Click the Menu button then select Search This Book.
That’s how it works on my Kindle.
Uh-oh, I too have to confess to having gotten a Kindle, soon after getting hired for my current job. Not having a beach close by, I persuaded myself that I needed a tablet for work but of course the iPad being out of the question by cost, the Kindle Fire would do very well. Heh.
And I do, in fact, have the Texas Penal Code and Code of Crim Procedure downloaded onto it. I’m looking for the right immigraition text to add. But yesterday I downloaded “Todos los cuentos”, G. Garcia Marquez, and el Inca Garcilaso (free) en espanol, too. But I love being able to access the Web, too. (don’t have a smartphone either. my money goes for books, now e books as well as dead=tree versions).
And do you know if the L&T actually read what you put on her Kindle?
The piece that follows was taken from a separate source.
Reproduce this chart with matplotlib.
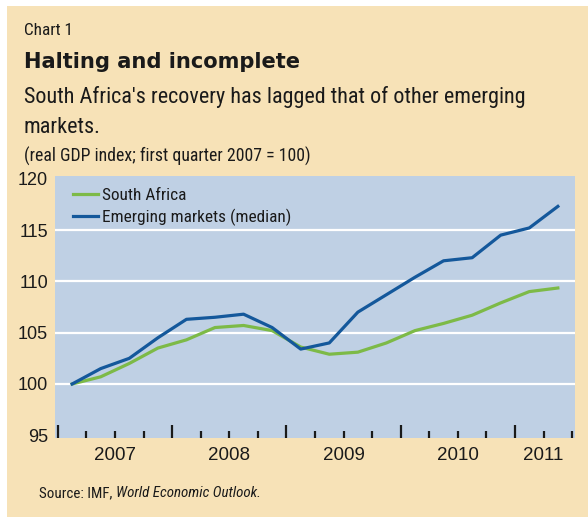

One can no longer tell by whether the pages appear aseparated or turned.
Nobody has mentioned a Public Liberry! I use the LA library and it has a zillion ebooks. Hie thee!
My wife and I each got The Cheapest Kindle (the one that puts advertisements up if you leave it alone for ten minutes) and our favorite game now is shouting “Jinx!” when both Kindles show the same ad. Some fun I tell ya.
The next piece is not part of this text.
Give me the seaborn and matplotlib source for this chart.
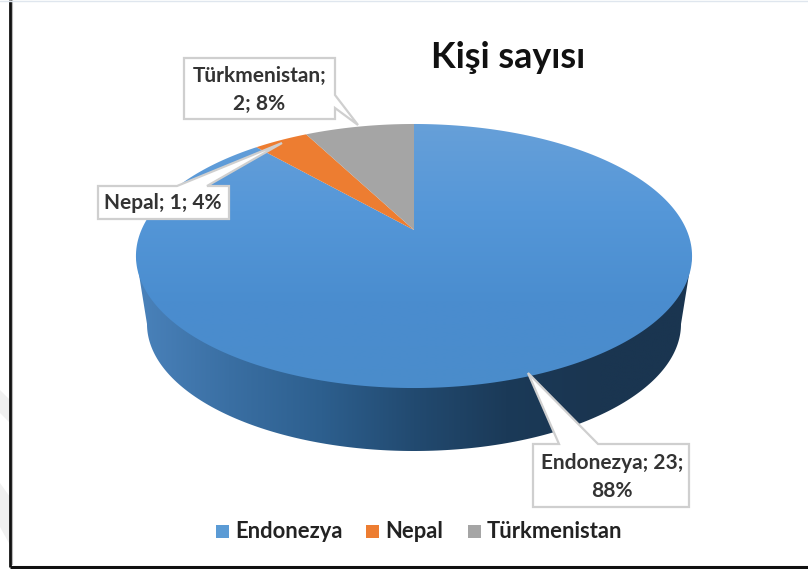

My wife loves her new Nook Glow Light Touch. Can read on the beach, and has a glow light to read at night in bed.
I have the Kindle with the keyboard at the bottom. I haven’t checked out the Touch, but I’m happy with the keys. The “Complete Works of…” for a couple bucks is a great deal– Sherlock Holmes, O. Henry, Mark Twain– perfect for a quick break. I also got the NYT Crossword app and the six available volumes of puzzles. I bogged down in the hard ones, alas. That’s where the keypad comes in handy, BTW.
I have already run into the problem, though, of “Here’s a great book you ought to read! Here, I’ll lend it to you… Oh.”
Some local libraries are letting you borrow Kindle books for a few weeks. I plan to check it out (hah!) soon.